Written problem
Go through the entries below and count the lines holding the word "this". Reply with only the number, please.

(Entries with chart source code)
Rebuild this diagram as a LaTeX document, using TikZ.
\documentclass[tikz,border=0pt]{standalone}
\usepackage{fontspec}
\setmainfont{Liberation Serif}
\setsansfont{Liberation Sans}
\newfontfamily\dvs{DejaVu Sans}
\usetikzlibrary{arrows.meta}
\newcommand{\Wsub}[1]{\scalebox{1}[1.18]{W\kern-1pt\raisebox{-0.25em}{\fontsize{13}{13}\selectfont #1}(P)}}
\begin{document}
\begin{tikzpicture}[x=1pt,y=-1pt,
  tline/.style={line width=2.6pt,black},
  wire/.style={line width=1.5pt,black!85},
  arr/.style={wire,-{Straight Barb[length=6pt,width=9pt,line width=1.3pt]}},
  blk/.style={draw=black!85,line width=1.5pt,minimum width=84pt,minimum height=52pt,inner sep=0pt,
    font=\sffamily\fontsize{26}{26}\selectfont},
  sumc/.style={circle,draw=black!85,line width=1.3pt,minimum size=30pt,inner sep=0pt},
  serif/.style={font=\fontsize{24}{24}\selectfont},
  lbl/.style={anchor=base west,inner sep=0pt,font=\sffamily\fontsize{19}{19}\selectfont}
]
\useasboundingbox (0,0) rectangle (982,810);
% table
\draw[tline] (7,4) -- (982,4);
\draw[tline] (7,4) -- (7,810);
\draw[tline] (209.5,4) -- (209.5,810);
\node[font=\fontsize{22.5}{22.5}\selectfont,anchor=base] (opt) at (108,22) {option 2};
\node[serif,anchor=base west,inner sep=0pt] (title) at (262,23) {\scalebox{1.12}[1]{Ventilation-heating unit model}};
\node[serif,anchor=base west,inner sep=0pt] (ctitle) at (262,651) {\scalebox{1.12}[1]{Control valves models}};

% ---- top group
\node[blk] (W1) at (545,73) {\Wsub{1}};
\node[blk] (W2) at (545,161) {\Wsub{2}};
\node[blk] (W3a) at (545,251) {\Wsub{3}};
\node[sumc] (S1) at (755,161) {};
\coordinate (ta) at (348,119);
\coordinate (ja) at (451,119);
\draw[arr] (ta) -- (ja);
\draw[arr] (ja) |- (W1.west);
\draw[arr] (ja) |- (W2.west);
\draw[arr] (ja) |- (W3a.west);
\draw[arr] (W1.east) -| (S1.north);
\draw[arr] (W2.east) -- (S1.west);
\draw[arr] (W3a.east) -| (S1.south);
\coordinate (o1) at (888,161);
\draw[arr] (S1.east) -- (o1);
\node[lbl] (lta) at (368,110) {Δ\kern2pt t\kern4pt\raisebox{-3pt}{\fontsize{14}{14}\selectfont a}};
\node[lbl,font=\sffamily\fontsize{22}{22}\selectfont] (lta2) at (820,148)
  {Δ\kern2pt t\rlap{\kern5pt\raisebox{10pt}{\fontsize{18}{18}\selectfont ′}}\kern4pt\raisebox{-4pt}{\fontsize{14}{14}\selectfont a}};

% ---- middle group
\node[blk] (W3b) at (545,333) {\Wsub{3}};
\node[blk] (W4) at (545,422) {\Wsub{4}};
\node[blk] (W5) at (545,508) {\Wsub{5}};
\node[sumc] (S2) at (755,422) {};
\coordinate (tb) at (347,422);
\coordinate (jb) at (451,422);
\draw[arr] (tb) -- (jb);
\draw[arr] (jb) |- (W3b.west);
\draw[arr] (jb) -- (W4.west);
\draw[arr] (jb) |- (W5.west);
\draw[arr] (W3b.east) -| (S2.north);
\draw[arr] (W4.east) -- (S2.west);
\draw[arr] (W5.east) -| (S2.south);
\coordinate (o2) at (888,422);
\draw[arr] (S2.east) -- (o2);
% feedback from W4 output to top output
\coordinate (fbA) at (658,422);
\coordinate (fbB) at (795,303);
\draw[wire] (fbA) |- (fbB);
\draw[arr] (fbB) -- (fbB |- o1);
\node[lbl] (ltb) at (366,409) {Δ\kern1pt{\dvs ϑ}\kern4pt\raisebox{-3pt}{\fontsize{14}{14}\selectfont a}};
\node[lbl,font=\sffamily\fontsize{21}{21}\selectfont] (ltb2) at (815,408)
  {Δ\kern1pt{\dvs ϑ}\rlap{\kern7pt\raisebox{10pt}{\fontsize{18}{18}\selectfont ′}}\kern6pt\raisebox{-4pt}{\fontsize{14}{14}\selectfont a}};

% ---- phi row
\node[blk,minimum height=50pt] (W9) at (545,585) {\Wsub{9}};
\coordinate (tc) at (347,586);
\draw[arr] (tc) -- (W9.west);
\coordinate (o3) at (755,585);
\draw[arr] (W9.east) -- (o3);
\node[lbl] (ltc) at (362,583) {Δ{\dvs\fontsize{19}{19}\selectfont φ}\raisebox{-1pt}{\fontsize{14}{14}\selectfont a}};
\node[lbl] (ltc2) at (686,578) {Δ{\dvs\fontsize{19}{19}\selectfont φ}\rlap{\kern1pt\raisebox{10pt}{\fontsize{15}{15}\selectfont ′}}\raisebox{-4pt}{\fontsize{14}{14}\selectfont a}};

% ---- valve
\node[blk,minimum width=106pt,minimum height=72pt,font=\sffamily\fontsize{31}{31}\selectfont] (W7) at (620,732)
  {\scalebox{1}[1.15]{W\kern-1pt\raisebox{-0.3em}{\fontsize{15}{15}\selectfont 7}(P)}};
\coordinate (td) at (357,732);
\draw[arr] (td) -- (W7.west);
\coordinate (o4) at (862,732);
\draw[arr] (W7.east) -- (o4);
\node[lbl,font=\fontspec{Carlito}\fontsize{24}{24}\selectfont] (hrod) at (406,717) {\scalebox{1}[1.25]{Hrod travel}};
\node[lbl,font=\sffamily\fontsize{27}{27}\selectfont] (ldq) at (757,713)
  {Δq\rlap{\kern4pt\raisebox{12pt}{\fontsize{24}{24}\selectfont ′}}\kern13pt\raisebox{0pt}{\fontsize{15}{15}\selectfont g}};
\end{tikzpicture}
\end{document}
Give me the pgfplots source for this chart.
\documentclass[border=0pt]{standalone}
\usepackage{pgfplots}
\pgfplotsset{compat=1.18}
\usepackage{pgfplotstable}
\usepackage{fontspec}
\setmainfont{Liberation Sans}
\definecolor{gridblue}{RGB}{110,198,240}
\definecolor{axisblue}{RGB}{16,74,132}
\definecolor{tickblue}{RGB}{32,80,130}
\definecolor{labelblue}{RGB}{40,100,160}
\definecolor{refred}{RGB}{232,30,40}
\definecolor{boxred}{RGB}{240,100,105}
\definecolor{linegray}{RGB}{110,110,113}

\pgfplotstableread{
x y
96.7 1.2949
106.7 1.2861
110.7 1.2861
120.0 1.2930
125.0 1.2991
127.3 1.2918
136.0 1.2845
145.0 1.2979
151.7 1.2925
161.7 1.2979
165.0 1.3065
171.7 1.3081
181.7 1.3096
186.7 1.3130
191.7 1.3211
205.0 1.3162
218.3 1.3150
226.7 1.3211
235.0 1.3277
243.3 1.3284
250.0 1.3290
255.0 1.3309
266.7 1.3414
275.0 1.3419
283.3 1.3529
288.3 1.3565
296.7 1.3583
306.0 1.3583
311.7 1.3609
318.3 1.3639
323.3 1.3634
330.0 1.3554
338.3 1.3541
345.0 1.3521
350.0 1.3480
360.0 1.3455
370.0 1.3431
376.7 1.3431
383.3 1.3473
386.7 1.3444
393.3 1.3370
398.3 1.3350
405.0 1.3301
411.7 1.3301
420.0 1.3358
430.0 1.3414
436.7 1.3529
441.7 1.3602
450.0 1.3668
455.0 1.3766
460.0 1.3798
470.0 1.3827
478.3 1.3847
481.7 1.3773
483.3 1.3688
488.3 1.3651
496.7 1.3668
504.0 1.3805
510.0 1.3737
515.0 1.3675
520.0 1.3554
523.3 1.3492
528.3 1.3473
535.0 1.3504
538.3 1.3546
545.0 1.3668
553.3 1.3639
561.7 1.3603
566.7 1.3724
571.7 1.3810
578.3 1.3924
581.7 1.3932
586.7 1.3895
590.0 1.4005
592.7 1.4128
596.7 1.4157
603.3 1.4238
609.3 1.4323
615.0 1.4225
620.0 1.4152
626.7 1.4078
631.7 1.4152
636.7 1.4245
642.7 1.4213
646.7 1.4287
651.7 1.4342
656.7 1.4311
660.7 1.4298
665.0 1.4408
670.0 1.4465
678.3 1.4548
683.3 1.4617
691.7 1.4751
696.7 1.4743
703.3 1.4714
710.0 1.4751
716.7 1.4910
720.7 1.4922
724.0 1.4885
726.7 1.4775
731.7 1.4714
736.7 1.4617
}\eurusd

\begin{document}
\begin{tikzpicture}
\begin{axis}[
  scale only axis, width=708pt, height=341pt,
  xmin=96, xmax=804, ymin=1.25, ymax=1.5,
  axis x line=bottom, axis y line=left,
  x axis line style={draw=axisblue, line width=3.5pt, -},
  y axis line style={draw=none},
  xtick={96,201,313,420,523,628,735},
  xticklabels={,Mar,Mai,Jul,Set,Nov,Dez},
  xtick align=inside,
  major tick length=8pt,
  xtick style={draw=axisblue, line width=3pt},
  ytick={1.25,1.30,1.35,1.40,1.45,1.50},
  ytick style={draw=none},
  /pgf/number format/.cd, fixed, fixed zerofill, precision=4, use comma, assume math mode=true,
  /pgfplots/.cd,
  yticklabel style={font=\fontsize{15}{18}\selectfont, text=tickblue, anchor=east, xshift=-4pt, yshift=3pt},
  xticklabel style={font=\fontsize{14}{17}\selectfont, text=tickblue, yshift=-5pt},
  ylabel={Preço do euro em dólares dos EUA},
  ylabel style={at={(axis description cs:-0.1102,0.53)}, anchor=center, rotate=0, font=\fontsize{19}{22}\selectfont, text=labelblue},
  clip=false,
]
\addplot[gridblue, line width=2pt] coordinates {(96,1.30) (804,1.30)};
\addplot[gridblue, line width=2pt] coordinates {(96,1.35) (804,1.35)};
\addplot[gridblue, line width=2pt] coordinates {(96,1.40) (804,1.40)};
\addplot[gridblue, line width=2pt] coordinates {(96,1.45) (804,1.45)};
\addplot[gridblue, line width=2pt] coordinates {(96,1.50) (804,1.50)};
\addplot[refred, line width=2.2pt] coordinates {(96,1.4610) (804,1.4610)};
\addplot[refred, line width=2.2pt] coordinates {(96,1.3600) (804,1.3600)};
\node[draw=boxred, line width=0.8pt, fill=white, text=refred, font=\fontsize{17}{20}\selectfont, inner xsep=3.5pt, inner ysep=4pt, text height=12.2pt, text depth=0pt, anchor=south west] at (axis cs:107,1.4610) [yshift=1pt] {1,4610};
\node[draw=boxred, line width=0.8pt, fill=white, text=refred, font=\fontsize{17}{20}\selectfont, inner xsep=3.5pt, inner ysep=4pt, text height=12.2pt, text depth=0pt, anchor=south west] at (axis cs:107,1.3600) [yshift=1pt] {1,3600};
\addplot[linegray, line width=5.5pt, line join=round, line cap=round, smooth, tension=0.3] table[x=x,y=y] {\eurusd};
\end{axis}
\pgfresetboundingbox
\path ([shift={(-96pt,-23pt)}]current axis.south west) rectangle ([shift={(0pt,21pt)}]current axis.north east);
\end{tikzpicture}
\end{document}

Problem solution
2